Reviewed by Lisa Jo Sagolla
Self-presented at Joyce SoHo, 155 Mercer St., NYC, Oct. 5-8.
Though you may not like what you see, the choreography of Eun Me Ahn, presented at Joyce SoHo, will hold you spellbound. With cunning theatricality, Ahn creates thoroughly absorbing works that assault the viewer with disturbingly confusing images and scenarios peppered with butoh-esque sensibilities.
The climax of her provocative ensemble piece, "Period 2," featured Ahn, center stage, puttering through odd bits of understated, ritualistic movement, while a diaper-clad "corps de ballet" framed the space behind her, calmly executing unison posturings with overtones of traditional Asian dance forms. As Ahn danced, she began to "bleed," bright red liquid slowly oozing from one part of her body, then another, until she was bathed in red and bouncing amidst a messy puddle on the floor. Accompanied by booming percussion, the effect was simultaneously riveting and nauseating.
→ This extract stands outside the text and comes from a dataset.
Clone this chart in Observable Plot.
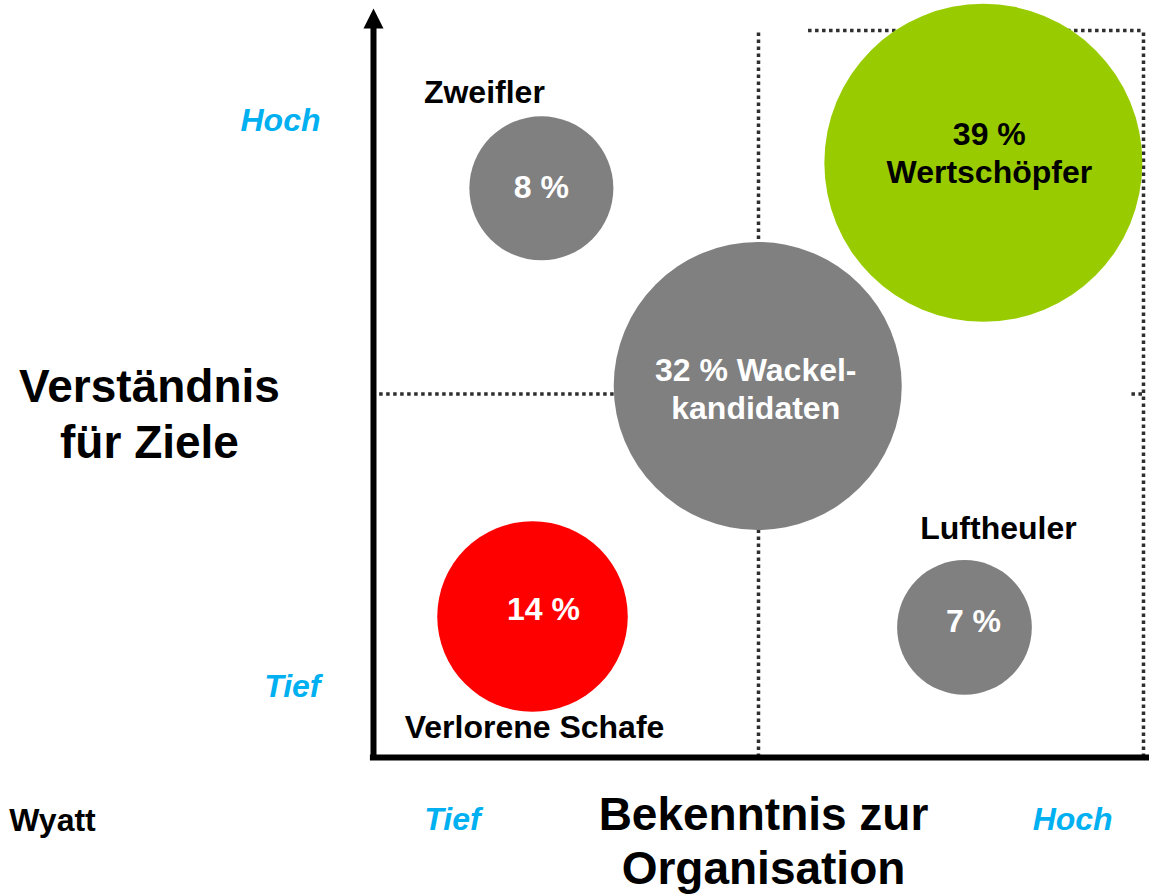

With symbolic references to umbilical cords, brides, babies, and child's play, the work is a decidedly unromantic celebration of the human life cycle that draws its power from Ahn's keen ability to trap us within multi-sensory experiences from which there is no psychological escape.
Though the ballet world hails the beauty of a dying swan with the famous solo that translates the swan's motions into a glorious vocabulary of bourées and port de bras, Ahn reminds us how ugly the death of a bird can really be. In her "Dying Swan," danced (and co-choreographed) by Mark Haim to the familiar Saint Saens music, the bird was aged and piteous. After running in big, accelerating circles around the stage, he suddenly crashed headlong into the back wall. Lying pathetically on his back, he raised a quivering arm. Standing once again, he arched backward and seemed to get stuck there, bent in half and unable to move. He collapsed into a fetal position. It was all so painful that, by the end, even the luscious cello score sounded horribly like nothing more than horsehair being pulled across catgut.
The evening was completed by "A Lady," Ahn's bizarre portrayal of a woman burdened by her obesity; costumed in a lumpy, oversized fat-suit with live human legs, she proved compellingly repulsive.